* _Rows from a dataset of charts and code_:

--- START ---

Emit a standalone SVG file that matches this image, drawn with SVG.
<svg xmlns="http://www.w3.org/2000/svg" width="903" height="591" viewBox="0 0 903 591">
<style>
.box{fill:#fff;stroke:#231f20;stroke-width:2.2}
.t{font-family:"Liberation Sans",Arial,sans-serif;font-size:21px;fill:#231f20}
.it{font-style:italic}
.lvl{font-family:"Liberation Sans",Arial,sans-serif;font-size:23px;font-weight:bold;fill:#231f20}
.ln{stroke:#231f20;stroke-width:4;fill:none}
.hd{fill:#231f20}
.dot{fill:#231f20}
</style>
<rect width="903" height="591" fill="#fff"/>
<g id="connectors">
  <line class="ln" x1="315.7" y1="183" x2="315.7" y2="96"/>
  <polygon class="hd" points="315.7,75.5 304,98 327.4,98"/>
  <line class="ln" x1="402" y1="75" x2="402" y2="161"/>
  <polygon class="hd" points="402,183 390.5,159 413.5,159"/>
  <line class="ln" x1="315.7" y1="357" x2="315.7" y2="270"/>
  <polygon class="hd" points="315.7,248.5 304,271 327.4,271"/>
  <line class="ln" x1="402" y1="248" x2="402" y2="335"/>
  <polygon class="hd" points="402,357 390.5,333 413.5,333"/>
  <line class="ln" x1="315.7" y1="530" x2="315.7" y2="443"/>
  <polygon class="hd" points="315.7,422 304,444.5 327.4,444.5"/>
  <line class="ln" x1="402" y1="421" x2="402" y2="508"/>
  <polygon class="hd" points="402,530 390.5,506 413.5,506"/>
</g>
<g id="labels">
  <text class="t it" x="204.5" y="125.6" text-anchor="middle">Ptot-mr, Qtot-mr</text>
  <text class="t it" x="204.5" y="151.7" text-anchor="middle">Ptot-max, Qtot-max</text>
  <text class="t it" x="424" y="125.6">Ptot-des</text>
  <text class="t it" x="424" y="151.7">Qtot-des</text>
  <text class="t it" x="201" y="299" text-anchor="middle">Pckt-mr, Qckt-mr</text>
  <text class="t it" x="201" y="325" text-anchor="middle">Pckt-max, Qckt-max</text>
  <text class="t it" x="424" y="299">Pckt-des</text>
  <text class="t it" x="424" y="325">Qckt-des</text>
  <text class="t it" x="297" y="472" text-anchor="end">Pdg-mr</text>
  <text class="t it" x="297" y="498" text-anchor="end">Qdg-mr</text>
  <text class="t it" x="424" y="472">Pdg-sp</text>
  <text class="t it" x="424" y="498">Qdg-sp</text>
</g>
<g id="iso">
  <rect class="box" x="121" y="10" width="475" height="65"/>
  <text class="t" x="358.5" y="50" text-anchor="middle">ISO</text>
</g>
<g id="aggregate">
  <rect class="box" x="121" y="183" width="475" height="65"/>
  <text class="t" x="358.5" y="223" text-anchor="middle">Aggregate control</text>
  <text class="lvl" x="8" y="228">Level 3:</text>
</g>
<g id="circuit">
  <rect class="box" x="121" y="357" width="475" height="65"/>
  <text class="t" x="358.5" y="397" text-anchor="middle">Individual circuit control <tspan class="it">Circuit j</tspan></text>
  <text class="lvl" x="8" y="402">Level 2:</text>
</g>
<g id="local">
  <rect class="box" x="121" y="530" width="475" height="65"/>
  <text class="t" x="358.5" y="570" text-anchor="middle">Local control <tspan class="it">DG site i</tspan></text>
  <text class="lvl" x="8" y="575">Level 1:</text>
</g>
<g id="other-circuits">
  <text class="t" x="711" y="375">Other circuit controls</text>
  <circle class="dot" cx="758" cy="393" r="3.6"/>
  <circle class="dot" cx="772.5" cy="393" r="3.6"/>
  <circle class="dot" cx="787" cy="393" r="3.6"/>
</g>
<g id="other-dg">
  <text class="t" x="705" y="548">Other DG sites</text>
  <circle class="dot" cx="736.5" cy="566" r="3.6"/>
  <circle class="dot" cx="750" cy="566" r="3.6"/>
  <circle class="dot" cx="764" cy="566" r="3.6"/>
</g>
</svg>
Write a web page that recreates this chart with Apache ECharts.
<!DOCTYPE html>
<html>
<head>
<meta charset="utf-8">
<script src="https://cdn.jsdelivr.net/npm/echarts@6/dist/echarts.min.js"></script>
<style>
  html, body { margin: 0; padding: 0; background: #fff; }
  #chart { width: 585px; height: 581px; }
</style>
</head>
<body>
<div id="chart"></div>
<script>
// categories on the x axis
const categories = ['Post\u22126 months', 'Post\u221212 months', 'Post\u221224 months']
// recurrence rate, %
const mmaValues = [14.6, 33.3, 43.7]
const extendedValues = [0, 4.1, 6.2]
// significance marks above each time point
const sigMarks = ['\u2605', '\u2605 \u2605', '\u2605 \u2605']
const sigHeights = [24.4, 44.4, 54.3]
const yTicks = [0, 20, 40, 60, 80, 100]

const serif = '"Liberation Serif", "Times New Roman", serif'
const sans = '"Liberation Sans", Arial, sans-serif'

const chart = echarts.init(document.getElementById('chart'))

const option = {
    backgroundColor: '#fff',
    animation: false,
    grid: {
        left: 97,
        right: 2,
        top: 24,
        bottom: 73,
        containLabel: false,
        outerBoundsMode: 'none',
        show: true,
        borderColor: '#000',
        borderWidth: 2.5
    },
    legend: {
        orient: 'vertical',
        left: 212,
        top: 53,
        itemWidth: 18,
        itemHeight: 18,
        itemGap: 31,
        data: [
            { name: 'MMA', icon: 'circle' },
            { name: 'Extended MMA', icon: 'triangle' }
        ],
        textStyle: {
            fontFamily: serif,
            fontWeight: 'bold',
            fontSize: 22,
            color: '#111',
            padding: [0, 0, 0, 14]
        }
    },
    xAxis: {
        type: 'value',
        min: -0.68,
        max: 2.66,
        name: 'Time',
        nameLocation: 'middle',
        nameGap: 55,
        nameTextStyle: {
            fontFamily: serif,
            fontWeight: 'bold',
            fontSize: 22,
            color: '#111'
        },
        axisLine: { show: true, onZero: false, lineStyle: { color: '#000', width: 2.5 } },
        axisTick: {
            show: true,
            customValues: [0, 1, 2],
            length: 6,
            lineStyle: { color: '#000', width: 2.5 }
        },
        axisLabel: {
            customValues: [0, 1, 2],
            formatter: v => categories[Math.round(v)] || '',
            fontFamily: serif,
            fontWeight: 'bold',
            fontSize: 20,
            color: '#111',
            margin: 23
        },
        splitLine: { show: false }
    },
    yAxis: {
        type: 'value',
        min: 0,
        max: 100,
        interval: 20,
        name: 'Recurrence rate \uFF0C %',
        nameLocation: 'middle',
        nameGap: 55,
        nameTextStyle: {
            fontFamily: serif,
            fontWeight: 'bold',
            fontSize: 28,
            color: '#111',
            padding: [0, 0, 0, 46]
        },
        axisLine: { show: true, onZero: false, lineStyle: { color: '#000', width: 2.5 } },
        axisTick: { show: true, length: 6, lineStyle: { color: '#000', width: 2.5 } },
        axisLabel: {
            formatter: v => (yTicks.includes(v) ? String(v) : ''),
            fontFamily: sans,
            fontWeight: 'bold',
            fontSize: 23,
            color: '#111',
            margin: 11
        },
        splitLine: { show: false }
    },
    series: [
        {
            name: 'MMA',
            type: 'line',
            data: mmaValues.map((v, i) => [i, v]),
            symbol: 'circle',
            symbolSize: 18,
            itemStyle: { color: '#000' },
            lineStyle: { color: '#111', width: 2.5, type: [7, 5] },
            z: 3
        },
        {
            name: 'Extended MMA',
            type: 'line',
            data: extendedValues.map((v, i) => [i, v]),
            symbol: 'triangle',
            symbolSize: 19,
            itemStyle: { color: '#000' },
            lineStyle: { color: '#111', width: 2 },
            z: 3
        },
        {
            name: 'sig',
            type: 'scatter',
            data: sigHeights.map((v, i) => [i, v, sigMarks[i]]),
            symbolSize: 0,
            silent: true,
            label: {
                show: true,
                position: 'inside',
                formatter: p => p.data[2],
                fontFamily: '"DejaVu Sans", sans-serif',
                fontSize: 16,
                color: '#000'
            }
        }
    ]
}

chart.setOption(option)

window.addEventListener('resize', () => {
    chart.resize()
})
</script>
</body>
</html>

--- END ---

* _Your goal_: Taking the records above, retype every line from the one with "Write a web" down to the one with "const chart = echarts.init(document.getElementById('chart'))", exactly and with nothing else.

* _Worked solution_:
Write a web page that recreates this chart with Apache ECharts.
<!DOCTYPE html>
<html>
<head>
<meta charset="utf-8">
<script src="https://cdn.jsdelivr.net/npm/echarts@6/dist/echarts.min.js"></script>
<style>
  html, body { margin: 0; padding: 0; background: #fff; }
  #chart { width: 585px; height: 581px; }
</style>
</head>
<body>
<div id="chart"></div>
<script>
// categories on the x axis
const categories = ['Post\u22126 months', 'Post\u221212 months', 'Post\u221224 months']
// recurrence rate, %
const mmaValues = [14.6, 33.3, 43.7]
const extendedValues = [0, 4.1, 6.2]
// significance marks above each time point
const sigMarks = ['\u2605', '\u2605 \u2605', '\u2605 \u2605']
const sigHeights = [24.4, 44.4, 54.3]
const yTicks = [0, 20, 40, 60, 80, 100]

const serif = '"Liberation Serif", "Times New Roman", serif'
const sans = '"Liberation Sans", Arial, sans-serif'

const chart = echarts.init(document.getElementById('chart'))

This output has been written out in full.